Editor’s note: Beth Pearson is co-founder and HR lead at B2B research company Circle Research, London.

employee motivationResearch is a people business. Our raw materials are the opinions of respondents. Our product is the insight extracted from these raw materials by clever folk. An agency or client-side researcher can only make a difference if they’re skilled at building relationships with key stakeholders. This all means that attracting, developing and motivating top talent is critical to our industry’s future. What’s the secret?

We recently conducted a survey of more than 800 white collar employees from a variety of industries to find out.

At face value the answer was obvious. One fifth named remuneration (18 percent) or their work/life balance (17 percent) as the single most important sources of happiness at work. But as researchers we all know that the obvious answer isn’t always the true answer. So to uncover the true drivers of happiness we ran a regression analysis between overall satisfaction at work and 23 workplace attributes. The results were revealing. Base salary and work/life balance actually have only a moderate correlation with job satisfaction. They matter along with a handful of other factors related to working conditions but are really just the basics. Outstanding employers seem to add three secret ingredients: They inspire through their leadership; invigorate by providing people with enjoyable, stimulating roles; and they make people feel valued individually while at the same time creating a sense that they’re part of something bigger – part of a tribe which shares a common identity and has bought employees into the same vision.

That rings true with my own experience.

I lead HR at Circle Research and when talking with peers in similar roles elsewhere over the years I’ve noticed a pattern. When agencies are good at retaining and motivating talent, there seem to share six common features:

  • They have a clear vision. Human beings have a need to belong and feel a purpose in their life. As most people spend the majority of their waking hours in the office, the workplace forms an important role in fulfilling these ambitions. So as an employer if you communicate a clear vision in an inspiring way, then you’ll tap into these powerful fundamental human needs.
  • They are inclusive. If you want people to buy into a vision and feel part of it, then you need to involve them. At the very least that means providing regular updates on company strategy, financial performance and progress toward key goals. But why not take it a step further and invite everyone to give their own input on the company strategy?

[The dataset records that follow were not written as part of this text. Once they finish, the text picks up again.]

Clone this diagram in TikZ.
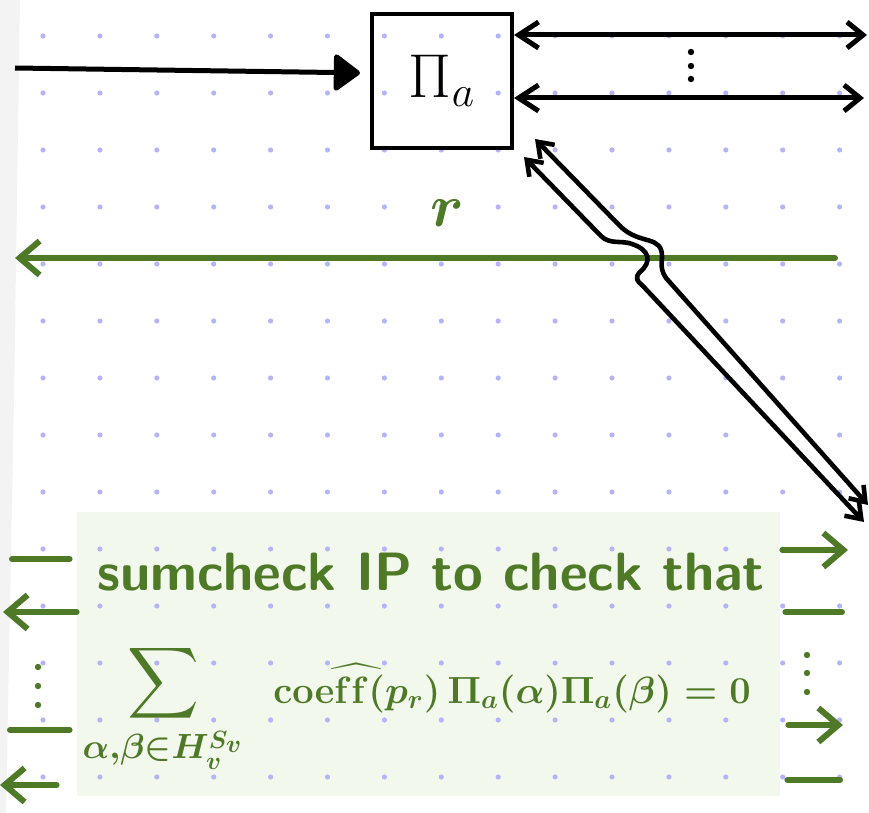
\RequirePackage{fix-cm}
\documentclass[tikz,border=0pt]{standalone}
\usepackage{amsmath}
\usepackage{xcolor}
\usepackage{tikz}
\usetikzlibrary{arrows.meta, positioning, calc}
\definecolor{inkGreen}{HTML}{4E7A27}
\definecolor{dotBlue}{HTML}{B4B4FA}
\definecolor{panelGreen}{HTML}{F3F8ED}
\definecolor{edgeGray}{HTML}{F3F3F3}
\tikzset{
    pi_box/.style={
        rectangle, draw=black, line width=2pt,
        minimum width=70pt, minimum height=67pt, inner sep=0pt,
        font=\fontsize{31}{33}\selectfont
    },
    panel_green/.style={
        rectangle, fill=panelGreen, inner sep=0pt,
        minimum width=351.5pt, minimum height=142pt
    },
    in_arrow/.style={
        -{Triangle[round, length=14pt, width=20pt]}, line width=2.5pt, draw=black
    },
    ink_both/.style={
        {Straight Barb[length=10pt, width=13pt]}-{Straight Barb[length=8pt, width=13pt]},
        line width=2.5pt, draw=black, line cap=round, line join=round
    },
    ink_dbl/.style={
        {Straight Barb[length=7pt, width=10pt]}-{Straight Barb[length=7pt, width=10pt]},
        line width=2.3pt, draw=black, line cap=round, line join=round
    },
    green_arrow/.style={
        -{Straight Barb[length=10pt, width=17pt]},
        line width=3pt, draw=inkGreen, line cap=round, line join=round
    },
    green_dash/.style={
        line width=3pt, draw=inkGreen, line cap=round
    },
    lbl_green/.style={
        inner sep=0pt, text=inkGreen, font=\sffamily\bfseries\fontsize{27}{30}\selectfont
    },
    math_green/.style={
        inner sep=0pt, text=inkGreen, font=\fontsize{19}{24}\selectfont\boldmath
    },
    sum_green/.style={
        inner sep=0pt, text=inkGreen, font=\fontsize{25}{30}\selectfont\boldmath
    },
    ink_dot/.style={radius=1.6pt}
}

\begin{document}
\begin{tikzpicture}[x=0.5pt, y=-0.5pt, >=Stealth]
    \useasboundingbox (0,0) rectangle (869,813);

    % Page edge and note panel
    \fill[edgeGray] (0,0) -- (20,0) -- (14,400) -- (6,813) -- (0,813) -- cycle;
    \node[panel_green] (panel) at (428.5,654) {};

    % Dotted paper
    \foreach \i in {0,...,14}
        \foreach \j in {0,...,13}
            \fill[dotBlue] ({43+56.9*\i},{36+57*\j}) circle (1.3pt);

    % Top: the Pi_a box and its wires
    \node[pi_box] (pia) at (442,81) {$\Pi_a$};
    \coordinate (in_start) at (15,68);
    \coordinate (out_top) at (867,35);
    \coordinate (out_bot) at (864,98);
    \draw[in_arrow, shorten >=5pt] (in_start) -- ([yshift=4pt]pia.west);
    \draw[ink_both] (pia.east |- out_top) -- (out_top);
    \draw[ink_both] (pia.east |- out_bot) -- (out_bot);
    \foreach \y in {52,66,79}
        \fill[black, ink_dot] (691,\y) circle;

    % Challenge r going back to the left
    \coordinate (r_start) at (835,258);
    \coordinate (r_end) at (15,258);
    \draw[green_arrow] (r_start) -- node[pos=0.473, above=14pt, inner sep=0pt, text=inkGreen,
        font=\fontsize{30}{32}\selectfont\boldmath] (r_lbl) {$r$} (r_end);

    % Double wire from Pi_a down into the sumcheck (hops over r)
    \coordinate (dbl_a) at ($(pia.south east)+(21,-11)$);
    \coordinate (dbl_b) at ($(pia.south east)+(10,7)$);
    \coordinate (dbl_a_end) at (868,505);
    \coordinate (dbl_b_end) at (864,522);
    \draw[ink_dbl] (dbl_a) -- (620,226) .. controls (640,246) and (663,234) .. (662,258)
        .. controls (661,268) and (662,272) .. (666,278) -- (dbl_a_end);
    \draw[ink_dbl] (dbl_b) -- (601,236) .. controls (610,245) and (622,240) .. (632,244)
        .. controls (650,250) and (652,262) .. (640,272) .. controls (634,278) and (638,282) .. (642,285)
        -- (dbl_b_end);

    % Sumcheck panel text
    \node[lbl_green, anchor=base] (sc_text) at (431,590) {sumcheck IP to check that};
    \node[sum_green, anchor=base] (sc_sum) at (163,696)
        {$\displaystyle\sum\limits_{\alpha,\beta\in H_v^{S_v}}$};
    \node[math_green, anchor=base west] (sc_eq) at (273,703)
        {$\widehat{\mathrm{coef{}f}(p_r)}\,\Pi_a(\alpha)\Pi_a(\beta)=0$};

    % Left side wires of the panel
    \coordinate (l1) at (12,559);
    \coordinate (l2) at (3,612);
    \coordinate (l3) at (10,730);
    \coordinate (l4) at (0,785);
    \draw[green_dash, shorten >=3.5pt] (l1) -- (l1 -| panel.west);
    \draw[green_arrow] (panel.west |- l2) -- (l2);
    \foreach \y in {667,686,705}
        \fill[inkGreen, ink_dot] (38,\y) circle;
    \draw[green_dash, shorten >=3.5pt] (l3) -- (l3 -| panel.west);
    \draw[green_arrow, shorten <=10pt] (panel.west |- l4) -- (l4);

    % Right side wires of the panel
    \coordinate (r1) at (848,550);
    \coordinate (r2) at (842,612);
    \coordinate (r3) at (843,725);
    \coordinate (r4) at (840,780);
    \draw[green_arrow, shorten <=1pt] (panel.east |- r1) -- (r1);
    \draw[green_dash, shorten <=2.5pt] (panel.east |- r2) -- (r2);
    \foreach \y in {655,673,692}
        \fill[inkGreen, ink_dot] (807,\y) circle;
    \draw[green_arrow, shorten <=4pt] (panel.east |- r3) -- (r3);
    \draw[green_dash, shorten <=3.5pt] (panel.east |- r4) -- (r4);
\end{tikzpicture}
\end{document}
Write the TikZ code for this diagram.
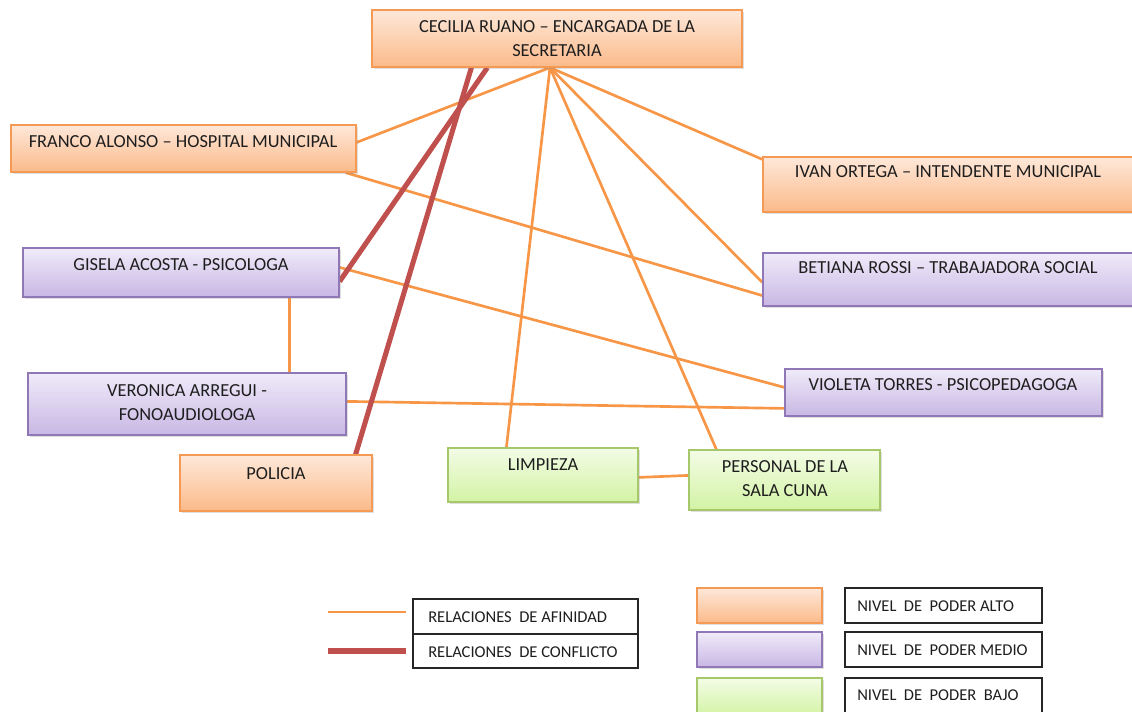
\documentclass[tikz,border=0pt]{standalone}
\usepackage{fontspec}
\setmainfont{Carlito}
\usetikzlibrary{fit,calc,shadows,backgrounds}
\definecolor{obord}{HTML}{F59A55}
\definecolor{otop}{HTML}{FEE8D9}
\definecolor{obot}{HTML}{FBBA8A}
\definecolor{pbord}{HTML}{9078B6}
\definecolor{ptop}{HTML}{F0EBF9}
\definecolor{pbot}{HTML}{C8B7E4}
\definecolor{gbord}{HTML}{A6C76A}
\definecolor{gtop}{HTML}{F3FCE6}
\definecolor{gbot}{HTML}{D3F3A4}
\definecolor{afin}{HTML}{F79646}
\definecolor{confl}{HTML}{C0504D}
\definecolor{ink}{HTML}{1E1E1E}
\tikzset{
  boxbase/.style={inner sep=0pt, line width=0.9pt,
    drop shadow={shadow xshift=1.2pt, shadow yshift=-1.5pt, opacity=0.25}},
  alto/.style={boxbase, draw=obord, top color=otop, bottom color=obot},
  medio/.style={boxbase, draw=pbord, top color=ptop, bottom color=pbot},
  bajo/.style={boxbase, draw=gbord, top color=gtop, bottom color=gbot},
  txt/.style={text=ink, inner sep=0pt, align=center, font=\fontsize{13.8}{18}\selectfont},
  ltxt/.style={text=ink, inner sep=0pt, anchor=west, font=\fontsize{12.4}{14}\selectfont},
  afinidad/.style={afin, line width=2pt},
  conflicto/.style={confl, line width=3.8pt},
  legbox/.style={draw=black!85, line width=0.9pt, inner sep=0pt}
}
\begin{document}
\begin{tikzpicture}[x=0.75pt,y=-0.75pt]
\useasboundingbox (0,0) rectangle (1132,711);
% boxes
\node[alto, fit={(372,10)(742,67)}] (cec) {};
\node[txt] (cect) at (557,39) {CECILIA RUANO – ENCARGADA DE LA\\SECRETARIA};
\node[alto, fit={(11,125)(356,172)}] (fra) {};
\node[txt] (frat) at (183,142) {FRANCO ALONSO – HOSPITAL MUNICIPAL};
\node[alto, fit={(763,157)(1134,212)}] (iva) {};
\node[txt] (ivat) at (948,172) {IVAN ORTEGA – INTENDENTE MUNICIPAL};
\node[medio, fit={(23,248)(339,297)}] (gis) {};
\node[txt] (gist) at (181,265) {GISELA ACOSTA - PSICOLOGA};
\node[medio, fit={(763,253)(1134,306)}] (bet) {};
\node[txt] (bett) at (948,268) {BETIANA ROSSI – TRABAJADORA SOCIAL};
\node[medio, fit={(28,373)(346,435)}] (ver) {};
\node[txt] (vert) at (187,403) {VERONICA ARREGUI -\\FONOAUDIOLOGA};
\node[medio, fit={(785,369)(1102,416)}] (vio) {};
\node[txt] (viot) at (943,385) {VIOLETA TORRES - PSICOPEDAGOGA};
\node[alto, fit={(180,455)(372,511)}] (pol) {};
\node[txt] (polt) at (276,474) {POLICIA};
\node[bajo, fit={(448,448)(638,502)}] (lim) {};
\node[txt] (limt) at (543,465) {LIMPIEZA};
\node[bajo, fit={(689,450)(880,510)}] (per) {};
\node[txt] (pert) at (785,479) {PERSONAL DE LA\\SALA CUNA};
% connectors
\begin{scope}[on background layer]
\coordinate (hub) at ($(cec.south)+(-7,0)$);
\draw[afinidad] (hub) -- ($(fra.north east)+(0,18)$);
\draw[afinidad] (hub) -- ($(iva.north west)+(0,3)$);
\draw[afinidad] (hub) -- ($(bet.north west)+(0,30)$);
\draw[afinidad] (hub) -- ($(per.north west)+(28,0)$);
\draw[afinidad] (hub) -- ($(lim.north west)+(59,0)$);
\draw[afinidad] ($(fra.south east)+(-11,0)$) -- ($(bet.south west)+(0,-11)$);
\draw[afinidad] ($(gis.north east)+(0,20)$) -- ($(vio.north west)+(0,19)$);
\draw[afinidad] ($(ver.north east)+(0,29)$) -- ($(vio.north west)+(0,40)$);
\draw[afinidad] ($(gis.south west)+(267,0)$) -- ($(ver.north west)+(262,0)$);
\draw[afinidad] ($(lim.north east)+(0,30)$) -- ($(per.north west)+(0,26)$);
\draw[conflicto] ($(cec.south west)+(116,0)$) -- ($(gis.north east)+(0,34)$);
\draw[conflicto] ($(cec.south west)+(100,0)$) -- ($(pol.north east)+(-17,0)$);
\end{scope}
% legend lines
\coordinate (la1) at (328,612);
\coordinate (la2) at (406,612);
\coordinate (lc1) at (328,651);
\coordinate (lc2) at (406,651);
\draw[afin, line width=2.2pt, drop shadow={shadow xshift=0.5pt, shadow yshift=-1.5pt, opacity=0.2}] (la1) -- (la2);
\draw[conflicto, drop shadow={shadow xshift=0.5pt, shadow yshift=-1.5pt, opacity=0.2}] (lc1) -- (lc2);
\node[legbox, fit={(413,599)(638,634)}] (lr1) {};
\node[legbox, fit={(413,634)(638,668)}] (lr2) {};
\node[ltxt] (lr1t) at (428,617) {RELACIONES\ \ DE AFINIDAD};
\node[ltxt] (lr2t) at (428,652) {RELACIONES\ \ DE CONFLICTO};
\node[alto, fit={(697,588)(822,623)}] (sa) {};
\node[medio, fit={(697,632)(822,667)}] (sm) {};
\node[bajo, fit={(697,678)(822,716)}] (sb) {};
\node[legbox, fit={(845,588)(1042,623)}] (na) {};
\node[legbox, fit={(845,632)(1042,667)}] (nm) {};
\node[legbox, fit={(845,678)(1042,716)}] (nb) {};
\node[ltxt] (nat) at (857,606) {NIVEL\ \ DE\ \ PODER ALTO};
\node[ltxt] (nmt) at (857,650) {NIVEL\ \ DE\ \ PODER MEDIO};
\node[ltxt] (nbt) at (857,695) {NIVEL\ \ DE\ \ PODER\ \ BAJO};
\end{tikzpicture}
\end{document}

Not only does this foster a sense of ownership, you might find that opening it up to a wider team brings a fresh perspective.
  • They are results-focused. If you’re serious about rallying people around a vision, then you need to make it clear that they’ll be judged on their contribution to reaching it – the results they actually achieve. This also means that you can be flexible in your working practices and let people work where they want, when they want (after all, as long as they achieve the results, does it matter how?). This freedom is a big motivator – it lets people better manage their life and shows you trust them.
  • They are meritocracies. Being results-focused goes hand-in-hand with being a meritocracy. If the result is what matters then reward shouldn’t come simply because of time served or skill in navigating internal politics. Rather, once someone has the skills needed for the next job role, promotion should come immediately and automatically.
  • They provide career direction. Most people are ambitious and if an employer is vague about how they can help fulfill this ambition, one of two things usually happens. Either they’ll give up and let their ambition fizzle out, or they’ll find another employer who nurtures their ambition. So clearly detail the career roadmap in your company, including the skills and behaviors needed to progress from one stage to the next, and use this as the basis for performance appraisals.
  • They engineer stimulating jobs. Let’s be frank. Doing the same thing day in, day out gets boring, especially for the intellectually curious types attracted to a career in research. So if you create boring jobs, expect your people to be demoralized. But if you build variety in their role and ensure that they’re constantly being pushed just outside of their comfort zone, you’ll engage and grow them.


So ask yourself this – truthfully, do people in your company have a reason to be excited about coming into work?